> Stored rows
--- Start ---
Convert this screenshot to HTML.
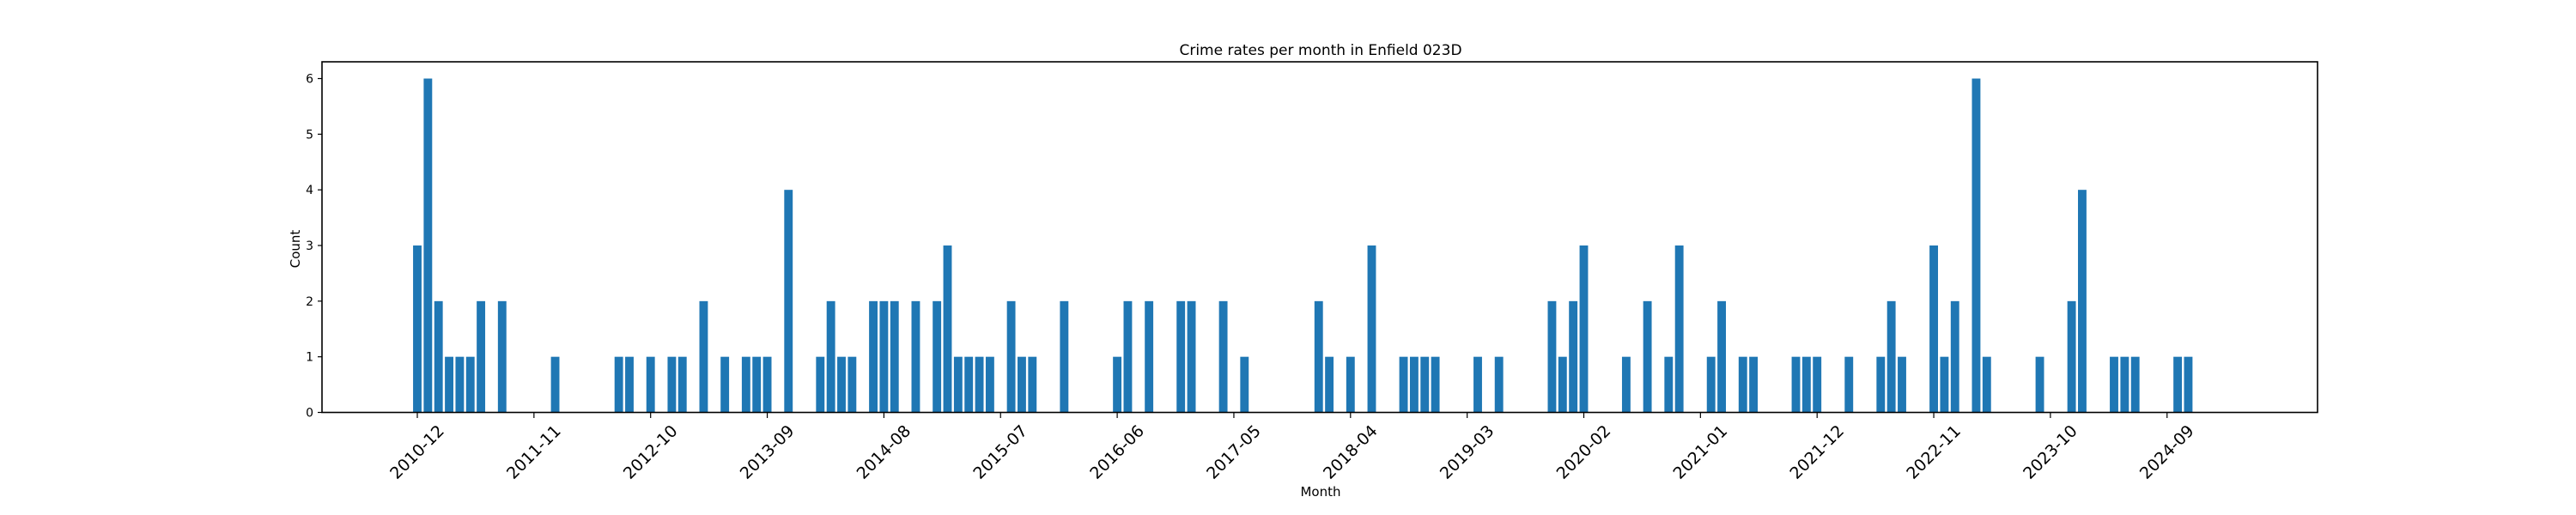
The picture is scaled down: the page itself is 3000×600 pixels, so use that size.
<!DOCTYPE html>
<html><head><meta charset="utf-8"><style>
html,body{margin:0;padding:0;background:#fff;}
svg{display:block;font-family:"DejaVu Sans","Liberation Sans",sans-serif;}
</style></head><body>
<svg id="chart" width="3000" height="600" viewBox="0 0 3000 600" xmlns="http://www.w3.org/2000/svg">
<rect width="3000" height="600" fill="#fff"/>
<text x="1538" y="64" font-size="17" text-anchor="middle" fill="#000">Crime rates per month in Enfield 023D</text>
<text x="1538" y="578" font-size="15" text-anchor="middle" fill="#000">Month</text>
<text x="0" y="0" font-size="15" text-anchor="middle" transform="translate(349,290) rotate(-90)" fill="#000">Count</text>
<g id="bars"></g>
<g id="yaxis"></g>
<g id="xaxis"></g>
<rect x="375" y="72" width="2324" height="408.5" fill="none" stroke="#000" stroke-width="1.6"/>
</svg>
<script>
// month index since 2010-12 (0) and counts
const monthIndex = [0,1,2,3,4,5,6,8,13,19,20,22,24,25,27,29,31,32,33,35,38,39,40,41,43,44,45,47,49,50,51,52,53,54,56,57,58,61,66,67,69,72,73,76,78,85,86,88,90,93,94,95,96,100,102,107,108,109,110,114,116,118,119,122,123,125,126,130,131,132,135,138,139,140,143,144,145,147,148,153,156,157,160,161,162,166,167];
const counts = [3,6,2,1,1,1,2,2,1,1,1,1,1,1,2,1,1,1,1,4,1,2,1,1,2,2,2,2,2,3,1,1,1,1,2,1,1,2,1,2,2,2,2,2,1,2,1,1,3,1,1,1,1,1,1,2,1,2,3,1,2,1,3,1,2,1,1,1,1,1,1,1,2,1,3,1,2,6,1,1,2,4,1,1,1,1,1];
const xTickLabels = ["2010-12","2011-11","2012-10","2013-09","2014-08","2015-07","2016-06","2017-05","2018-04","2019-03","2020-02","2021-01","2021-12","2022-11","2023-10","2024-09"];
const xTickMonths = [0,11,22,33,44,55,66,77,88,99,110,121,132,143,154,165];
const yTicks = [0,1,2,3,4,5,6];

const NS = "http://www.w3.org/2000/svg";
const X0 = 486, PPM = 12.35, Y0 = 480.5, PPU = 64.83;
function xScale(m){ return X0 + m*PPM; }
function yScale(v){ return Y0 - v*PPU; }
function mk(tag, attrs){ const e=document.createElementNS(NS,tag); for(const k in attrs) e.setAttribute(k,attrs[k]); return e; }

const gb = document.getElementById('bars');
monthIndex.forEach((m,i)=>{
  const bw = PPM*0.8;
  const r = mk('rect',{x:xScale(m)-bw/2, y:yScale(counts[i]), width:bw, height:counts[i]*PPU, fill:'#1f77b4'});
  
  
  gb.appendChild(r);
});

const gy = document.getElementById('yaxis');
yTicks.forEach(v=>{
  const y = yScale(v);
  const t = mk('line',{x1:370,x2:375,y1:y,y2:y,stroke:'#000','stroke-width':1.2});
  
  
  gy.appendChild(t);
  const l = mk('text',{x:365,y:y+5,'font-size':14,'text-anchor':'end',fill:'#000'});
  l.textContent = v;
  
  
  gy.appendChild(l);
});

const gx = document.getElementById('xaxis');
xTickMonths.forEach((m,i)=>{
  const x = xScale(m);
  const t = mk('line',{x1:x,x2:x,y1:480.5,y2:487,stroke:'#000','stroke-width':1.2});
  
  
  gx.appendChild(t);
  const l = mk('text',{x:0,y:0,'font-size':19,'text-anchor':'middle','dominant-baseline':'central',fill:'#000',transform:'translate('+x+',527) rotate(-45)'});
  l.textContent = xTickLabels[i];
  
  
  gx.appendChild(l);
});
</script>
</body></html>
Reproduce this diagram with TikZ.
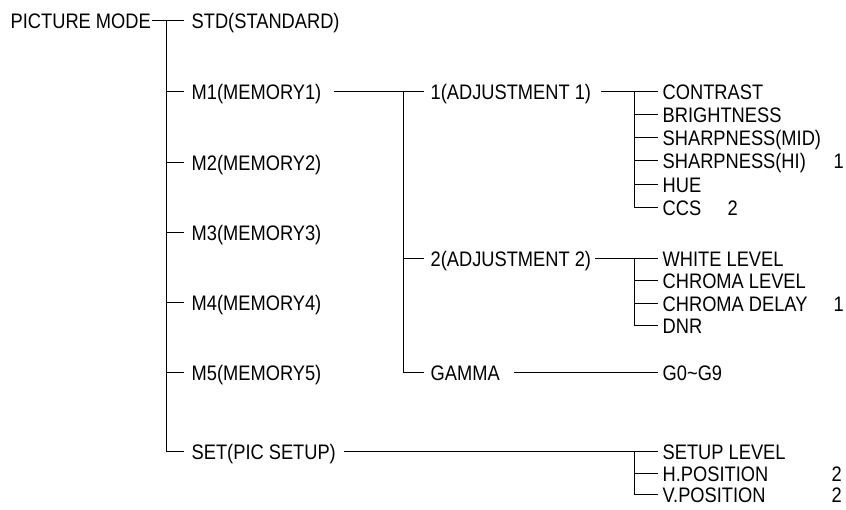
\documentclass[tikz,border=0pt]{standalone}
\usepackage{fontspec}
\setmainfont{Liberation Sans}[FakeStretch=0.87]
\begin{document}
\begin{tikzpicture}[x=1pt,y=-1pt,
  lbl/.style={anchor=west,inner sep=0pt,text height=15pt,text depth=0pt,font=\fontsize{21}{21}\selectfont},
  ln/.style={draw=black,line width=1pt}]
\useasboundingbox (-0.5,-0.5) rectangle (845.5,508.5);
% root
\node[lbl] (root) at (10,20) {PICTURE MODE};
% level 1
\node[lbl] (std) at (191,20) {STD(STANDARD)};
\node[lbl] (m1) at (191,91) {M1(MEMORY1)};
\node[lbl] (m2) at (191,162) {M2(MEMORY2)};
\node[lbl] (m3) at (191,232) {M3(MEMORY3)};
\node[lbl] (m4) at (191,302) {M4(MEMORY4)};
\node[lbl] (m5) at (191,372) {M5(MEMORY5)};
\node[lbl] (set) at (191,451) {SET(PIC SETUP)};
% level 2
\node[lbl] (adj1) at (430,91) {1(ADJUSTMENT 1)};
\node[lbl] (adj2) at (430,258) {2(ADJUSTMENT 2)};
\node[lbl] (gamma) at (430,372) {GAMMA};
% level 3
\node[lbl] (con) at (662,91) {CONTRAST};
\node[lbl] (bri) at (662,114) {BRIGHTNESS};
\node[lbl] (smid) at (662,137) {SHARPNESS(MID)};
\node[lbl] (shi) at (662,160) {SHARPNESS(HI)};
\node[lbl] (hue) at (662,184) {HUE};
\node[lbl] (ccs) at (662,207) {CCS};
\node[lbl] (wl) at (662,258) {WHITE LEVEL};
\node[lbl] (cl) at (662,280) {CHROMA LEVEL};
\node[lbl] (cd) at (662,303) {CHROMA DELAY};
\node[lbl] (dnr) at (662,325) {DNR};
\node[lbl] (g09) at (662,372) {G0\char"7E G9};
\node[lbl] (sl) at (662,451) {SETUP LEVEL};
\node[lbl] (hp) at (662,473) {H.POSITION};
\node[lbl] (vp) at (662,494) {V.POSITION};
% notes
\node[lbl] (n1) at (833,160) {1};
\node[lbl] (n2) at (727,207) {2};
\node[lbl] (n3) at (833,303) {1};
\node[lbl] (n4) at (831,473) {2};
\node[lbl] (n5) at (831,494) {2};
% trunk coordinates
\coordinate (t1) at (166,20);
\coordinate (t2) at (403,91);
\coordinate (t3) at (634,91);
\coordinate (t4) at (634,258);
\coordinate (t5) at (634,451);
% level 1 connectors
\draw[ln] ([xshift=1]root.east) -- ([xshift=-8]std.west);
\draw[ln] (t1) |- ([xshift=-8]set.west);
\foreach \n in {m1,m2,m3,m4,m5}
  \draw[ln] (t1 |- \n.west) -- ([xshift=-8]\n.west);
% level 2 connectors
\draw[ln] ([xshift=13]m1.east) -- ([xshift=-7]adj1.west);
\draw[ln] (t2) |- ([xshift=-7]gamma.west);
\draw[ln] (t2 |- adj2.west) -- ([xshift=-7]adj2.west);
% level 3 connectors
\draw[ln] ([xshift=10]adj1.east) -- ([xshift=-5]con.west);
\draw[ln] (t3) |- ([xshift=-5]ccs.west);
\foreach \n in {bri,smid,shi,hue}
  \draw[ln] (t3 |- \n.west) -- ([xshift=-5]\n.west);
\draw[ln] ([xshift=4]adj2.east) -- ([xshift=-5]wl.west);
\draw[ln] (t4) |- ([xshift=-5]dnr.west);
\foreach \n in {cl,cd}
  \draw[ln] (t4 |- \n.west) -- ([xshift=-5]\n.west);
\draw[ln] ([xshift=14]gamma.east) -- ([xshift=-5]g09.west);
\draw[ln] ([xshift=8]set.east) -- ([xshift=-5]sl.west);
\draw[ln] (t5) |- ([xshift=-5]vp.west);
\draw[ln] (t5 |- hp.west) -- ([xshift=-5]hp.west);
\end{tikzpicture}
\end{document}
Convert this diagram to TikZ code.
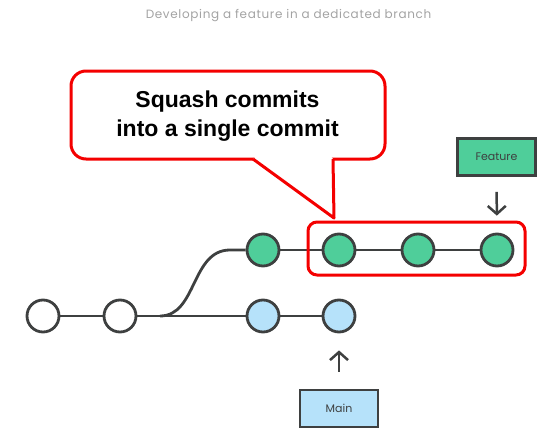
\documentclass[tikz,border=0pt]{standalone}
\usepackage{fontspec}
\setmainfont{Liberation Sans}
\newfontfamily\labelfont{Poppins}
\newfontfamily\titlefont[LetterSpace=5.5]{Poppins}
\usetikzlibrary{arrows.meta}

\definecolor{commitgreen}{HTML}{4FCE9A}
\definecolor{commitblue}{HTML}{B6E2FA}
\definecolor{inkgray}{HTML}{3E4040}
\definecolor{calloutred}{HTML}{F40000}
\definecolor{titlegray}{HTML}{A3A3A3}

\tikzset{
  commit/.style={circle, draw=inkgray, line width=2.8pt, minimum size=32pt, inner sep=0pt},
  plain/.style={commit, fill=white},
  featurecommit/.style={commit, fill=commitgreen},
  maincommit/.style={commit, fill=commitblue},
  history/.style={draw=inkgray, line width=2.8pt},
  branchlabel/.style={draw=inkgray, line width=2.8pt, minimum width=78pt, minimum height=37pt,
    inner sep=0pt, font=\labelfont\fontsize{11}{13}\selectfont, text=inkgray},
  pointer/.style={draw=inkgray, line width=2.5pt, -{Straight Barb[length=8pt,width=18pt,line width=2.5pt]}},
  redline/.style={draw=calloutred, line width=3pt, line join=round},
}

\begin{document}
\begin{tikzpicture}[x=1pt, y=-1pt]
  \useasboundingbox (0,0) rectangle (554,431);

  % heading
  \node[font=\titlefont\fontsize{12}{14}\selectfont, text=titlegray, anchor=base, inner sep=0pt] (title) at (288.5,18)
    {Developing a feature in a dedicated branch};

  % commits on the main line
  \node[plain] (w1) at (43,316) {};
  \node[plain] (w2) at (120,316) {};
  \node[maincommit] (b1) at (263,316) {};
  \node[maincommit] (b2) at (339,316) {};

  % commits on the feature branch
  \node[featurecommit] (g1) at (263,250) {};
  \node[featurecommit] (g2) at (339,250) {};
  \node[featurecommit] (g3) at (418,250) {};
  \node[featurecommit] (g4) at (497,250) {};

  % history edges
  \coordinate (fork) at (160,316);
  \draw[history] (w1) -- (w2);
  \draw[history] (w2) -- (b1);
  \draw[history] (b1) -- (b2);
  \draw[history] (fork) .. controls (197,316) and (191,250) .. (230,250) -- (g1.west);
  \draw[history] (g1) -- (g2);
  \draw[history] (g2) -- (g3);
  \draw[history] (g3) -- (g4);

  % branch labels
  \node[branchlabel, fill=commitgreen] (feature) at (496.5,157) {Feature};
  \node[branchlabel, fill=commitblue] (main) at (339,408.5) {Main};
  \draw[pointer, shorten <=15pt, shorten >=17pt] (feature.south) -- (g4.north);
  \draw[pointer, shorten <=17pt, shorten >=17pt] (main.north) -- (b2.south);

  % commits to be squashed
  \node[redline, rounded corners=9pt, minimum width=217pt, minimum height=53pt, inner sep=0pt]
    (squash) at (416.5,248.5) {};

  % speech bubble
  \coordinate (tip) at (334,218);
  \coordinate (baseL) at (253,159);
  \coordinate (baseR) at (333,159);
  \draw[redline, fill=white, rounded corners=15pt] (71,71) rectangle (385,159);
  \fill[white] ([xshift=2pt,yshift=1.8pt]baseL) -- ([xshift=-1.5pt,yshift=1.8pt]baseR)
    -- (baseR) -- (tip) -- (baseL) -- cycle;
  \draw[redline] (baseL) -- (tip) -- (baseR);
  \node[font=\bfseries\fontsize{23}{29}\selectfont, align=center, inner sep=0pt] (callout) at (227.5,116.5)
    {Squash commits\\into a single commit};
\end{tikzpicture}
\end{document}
--- End ---
Copy all lines from the data that hold the word "this".

> The completed task
Convert this screenshot to HTML.
Reproduce this diagram with TikZ.
Convert this diagram to TikZ code.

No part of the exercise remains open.